When should you choose a combi, system, or regular boiler?
Combi boilers are compact and avoid the need for a separate hot water cylinder. They are popular where space is limited and simultaneous hot water demand is moderate. System boilers work well for larger homes because the cylinder can store hot water for multiple outlets. Regular boilers are often suitable where you already have a traditional open vented heating layout or where property constraints make that arrangement practical. The right boiler type is not just about kW. It is also about hot water usage pattern, available space, plumbing arrangement, and future renovation plans.

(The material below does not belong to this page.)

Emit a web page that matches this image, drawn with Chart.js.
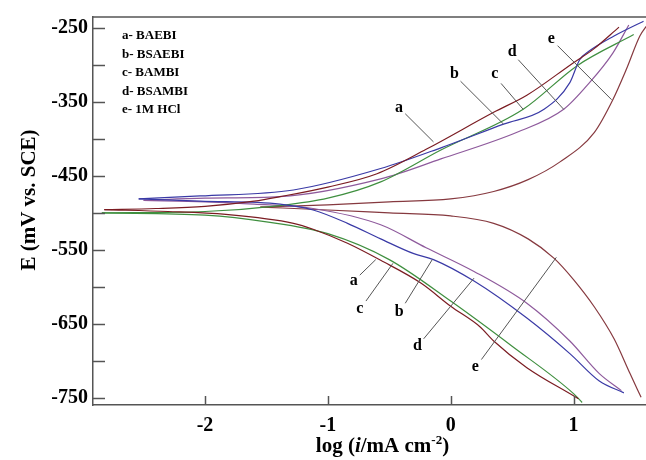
<!DOCTYPE html>
<html>
<head>
<meta charset="utf-8">
<script src="https://cdn.jsdelivr.net/npm/chart.js@4.4.1/dist/chart.umd.min.js"></script>
<style>
  html, body { margin: 0; padding: 0; background: #fff; }
  #wrap { width: 646px; height: 460px; }
</style>
</head>
<body>
<div id="wrap"><canvas id="tafel"></canvas></div>
<script>
// ---------- Data (log i in mA cm-2, E in mV vs SCE) ----------
// each curve = cathodic branch + anodic branch, both starting at Ecorr
var aCathLogI = [-2.82, -2.3, -1.83, -1.28, -1.12, -0.84, -0.57, -0.24, 0, 0.24, 0.35, 0.62, 1.0, 1.04];
var aCathE    = [-495.6, -498, -502, -514, -522, -541, -564, -595, -626, -654, -673, -709, -747, -751];
var aAnodLogI = [-2.82, -2.4, -2.0, -1.6, -1.39, -1.0, -0.6, -0.2, 0.35, 0.62, 1.0, 1.16, 1.37];
var aAnodE    = [-495.6, -494, -491, -484, -478, -465, -447, -414, -364, -341, -297, -279, -249];

var bCathLogI = [-2.54, -2.04, -1.39, -1.12, -0.84, -0.57, -0.30, -0.14, 0.19, 0.62, 0.97, 1.21, 1.41];
var bCathE    = [-481, -484, -488, -496, -514, -535, -555, -563, -592, -642, -690, -727, -743];
var bAnodLogI = [-2.54, -2.04, -1.28, -0.57, -0.08, 0.43, 0.76, 0.97, 1.05, 1.13, 1.33, 1.57];
var bAnodE    = [-481, -477, -469, -440, -412, -380, -360, -324, -293, -281, -261, -241];

var cCathLogI = [-2.84, -2.0, -1.5, -1.0, -0.5, 0, 0.5, 1.0, 1.07];
var cCathE    = [-500, -503, -512, -528, -563, -619, -680, -744, -756];
var cAnodLogI = [-2.84, -2.0, -1.39, -1.0, -0.57, -0.08, 0.59, 1.03, 1.49];
var cAnodE    = [-500, -498, -490, -480, -458, -415, -360, -301, -259];

var dCathLogI = [-2.5, -2.0, -1.6, -1.12, -0.57, -0.2, 0.19, 0.62, 0.97, 1.21, 1.39];
var dCathE    = [-483, -485, -488, -494, -516, -547, -579, -622, -673, -717, -740];
var dAnodLogI = [-2.5, -2.0, -1.39, -0.57, -0.08, 0.54, 0.92, 1.13, 1.32, 1.45];
var dAnodE    = [-483, -480, -478, -454, -427, -391, -360, -324, -284, -246];

var eCathLogI = [-1.55, -1.0, -0.5, 0, 0.35, 0.63, 0.84, 1.0, 1.17, 1.33, 1.46, 1.55];
var eCathE    = [-492, -496, -500, -504, -514, -535, -561, -590, -627, -670, -717, -749];
var eAnodLogI = [-1.55, -1.0, -0.5, 0, 0.35, 0.63, 0.89, 1.17, 1.32, 1.43, 1.54, 1.6];
var eAnodE    = [-492, -489, -485, -481, -471, -455, -431, -391, -347, -306, -261, -246];

var seriesKeys  = ['a', 'b', 'c', 'd', 'e'];
var seriesNames = ['BAEBI', 'BSAEBI', 'BAMBI', 'BSAMBI', '1M HCl'];
var seriesColors = ['#7b1c22', '#3a3aa6', '#3f8f3f', '#8e5a9c', '#86393f'];

// axis ticks
var xTickValues = [-2, -1, 0, 1];
var yTickValues = [-750, -700, -650, -600, -550, -500, -450, -400, -350, -300, -250];
var yLabelValues = [-750, -650, -550, -450, -350, -250];
var X_MIN = -2.912, X_MAX = 1.59;
var Y_MIN = -759.4, Y_MAX = -235.3;

// curve labels with pointer lines (data coordinates)
var noteText  = ['a', 'b', 'c', 'd', 'e', 'a', 'c', 'b', 'd', 'e'];
var noteX     = [-0.42, 0.03, 0.36, 0.50, 0.82, -0.79, -0.74, -0.42, -0.27, 0.20];
var noteY     = [-358, -312, -312, -282, -265, -592, -630, -633, -680, -708];
var noteFromX = [-0.37, 0.08, 0.41, 0.55, 0.87, -0.74, -0.69, -0.37, -0.22, 0.25];
var noteFromY = [-366, -322, -325, -293, -274, -584, -619, -622, -670, -698];
var noteToX   = [-0.14, 0.43, 0.59, 0.92, 1.31, -0.61, -0.47, -0.15, 0.19, 0.86];
var noteToY   = [-404, -380, -360, -360, -347, -563, -568, -563, -588, -560];

// ---------- Helpers ----------
var SERIF = "'Liberation Serif', 'Times New Roman', serif";

function toPoints(xs, ys) {
  return xs.map(function (x, i) { return { x: x, y: ys[i] }; });
}

var branches = [
  [aCathLogI, aCathE, aAnodLogI, aAnodE],
  [bCathLogI, bCathE, bAnodLogI, bAnodE],
  [cCathLogI, cCathE, cAnodLogI, cAnodE],
  [dCathLogI, dCathE, dAnodLogI, dAnodE],
  [eCathLogI, eCathE, eAnodLogI, eAnodE],
];

function branchSet(i, xs, ys, part) {
  return {
    label: seriesKeys[i] + '- ' + seriesNames[i] + ' ' + part,
    data: toPoints(xs, ys),
    showLine: true,
    borderColor: seriesColors[i],
    backgroundColor: seriesColors[i],
    borderWidth: 1.2,
    pointRadius: 0,
    cubicInterpolationMode: 'monotone',
  };
}

var datasets = [];
branches.forEach(function (b, i) {
  datasets.push(branchSet(i, b[0], b[1], 'cathodic'));
  datasets.push(branchSet(i, b[2], b[3], 'anodic'));
});

// ---------- Decorations: inner ticks, frame, notes, legend text, titles ----------
var decor = {
  id: 'decor',
  afterDatasetsDraw: function (chart) {
    var ctx = chart.ctx, xs = chart.scales.x, ys = chart.scales.y, area = chart.chartArea;
    ctx.save();

    // pointer lines + letters
    ctx.strokeStyle = '#555';
    ctx.lineWidth = 1;
    ctx.fillStyle = '#000';
    ctx.font = 'bold 16px ' + SERIF;
    ctx.textAlign = 'center';
    ctx.textBaseline = 'middle';
    noteText.forEach(function (t, i) {
      ctx.beginPath();
      ctx.moveTo(xs.getPixelForValue(noteFromX[i]), ys.getPixelForValue(noteFromY[i]));
      ctx.lineTo(xs.getPixelForValue(noteToX[i]), ys.getPixelForValue(noteToY[i]));
      ctx.stroke();
      ctx.fillText(t, xs.getPixelForValue(noteX[i]), ys.getPixelForValue(noteY[i]));
    });

    // legend block (plain text list)
    ctx.font = 'bold 13px ' + SERIF;
    ctx.textAlign = 'left';
    seriesKeys.forEach(function (k, i) {
      ctx.fillText(k + '- ' + seriesNames[i], area.left + 29, area.top + 19 + i * 18.5);
    });

    // inner tick marks
    ctx.strokeStyle = '#555';
    ctx.lineWidth = 1.5;
    yTickValues.forEach(function (v) {
      var y = Math.round(ys.getPixelForValue(v)) + 0.5;
      ctx.beginPath();
      ctx.moveTo(area.left, y);
      ctx.lineTo(area.left + 12, y);
      ctx.stroke();
    });
    xTickValues.forEach(function (v) {
      var x = Math.round(xs.getPixelForValue(v)) + 0.5;
      ctx.beginPath();
      ctx.moveTo(x, area.bottom);
      ctx.lineTo(x, area.bottom - 9);
      ctx.stroke();
    });

    // top frame line
    ctx.beginPath();
    ctx.moveTo(area.left, area.top);
    ctx.lineTo(area.right, area.top);
    ctx.stroke();

    // x title: log (i/mA cm-2) with italic i and superscript
    var parts = [
      { t: 'log (', f: 'bold 21px ' + SERIF, dy: 0 },
      { t: 'i', f: 'italic bold 21px ' + SERIF, dy: 0 },
      { t: '/mA cm', f: 'bold 21px ' + SERIF, dy: 0 },
      { t: '-2', f: 'bold 13px ' + SERIF, dy: -8 },
      { t: ')', f: 'bold 21px ' + SERIF, dy: 0 },
    ];
    var total = 0;
    parts.forEach(function (p) { ctx.font = p.f; p.w = ctx.measureText(p.t).width; total += p.w; });
    var px = (area.left + area.right) / 2 + 13 - total / 2;
    ctx.textBaseline = 'alphabetic';
    parts.forEach(function (p) {
      ctx.font = p.f;
      ctx.fillText(p.t, px, 452 + p.dy);
      px += p.w;
    });

    // y title
    ctx.translate(30, (area.top + area.bottom) / 2 - 11);
    ctx.rotate(-Math.PI / 2);
    ctx.font = 'bold 21px ' + SERIF;
    ctx.textAlign = 'center';
    ctx.textBaseline = 'middle';
    ctx.fillText('E (mV vs. SCE)', 0, 0);

    ctx.restore();
  },
};

// ---------- Chart ----------
var tickFont = { family: SERIF, size: 20, weight: 'bold' };

new Chart(document.getElementById('tafel'), {
  type: 'scatter',
  data: { datasets: datasets },
  options: {
    responsive: true,
    maintainAspectRatio: false,
    animation: false,
    layout: { padding: { top: 14, right: 0, left: 0, bottom: 0 } },
    plugins: {
      legend: { display: false },
      tooltip: { enabled: false },
    },
    scales: {
      x: {
        type: 'linear',
        min: X_MIN,
        max: X_MAX,
        afterFit: function (s) { s.height = 55; },
        afterBuildTicks: function (s) { s.ticks = xTickValues.map(function (v) { return { value: v }; }); },
        grid: { display: true, drawOnChartArea: false, drawTicks: false },
        border: { display: true, color: '#555', width: 1.5 },
        ticks: { font: tickFont, color: '#000', padding: 9, maxRotation: 0 },
      },
      y: {
        type: 'linear',
        min: Y_MIN,
        max: Y_MAX,
        afterFit: function (s) { s.width = 93; },
        afterBuildTicks: function (s) { s.ticks = yLabelValues.map(function (v) { return { value: v }; }); },
        grid: { display: true, drawOnChartArea: false, drawTicks: false },
        border: { display: true, color: '#555', width: 1.5 },
        ticks: { font: tickFont, color: '#000', padding: 5 },
      },
    },
  },
  plugins: [decor],
});
</script>
</body>
</html>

Useful official and academic resources
For deeper technical reading and energy guidance, these authoritative sources are worth reviewing:
- U.S. Department of Energy: Home Heating Systems
- U.S. Department of Energy: Air Sealing Your Home
- U.S. EPA WaterSense: Showerheads and Water Efficiency
Final advice before buying a boiler
Use this boiler calculator kW estimate as a decision support tool, not the final engineering answer. If your home is unusual, has underfloor heating, large glazing areas, intermittent occupancy, or planned insulation upgrades, the final selected boiler may differ from the quick estimate. The best path is to use the calculator to establish a realistic sizing range, then ask installers to explain how their proposal matches your heat loss, hot water demand, and future energy efficiency goals.
A well sized boiler should do three things well: heat the property reliably during cold weather, deliver the hot water performance your household expects, and operate efficiently across part load conditions for most of the year. Getting the kW right is the foundation for all three.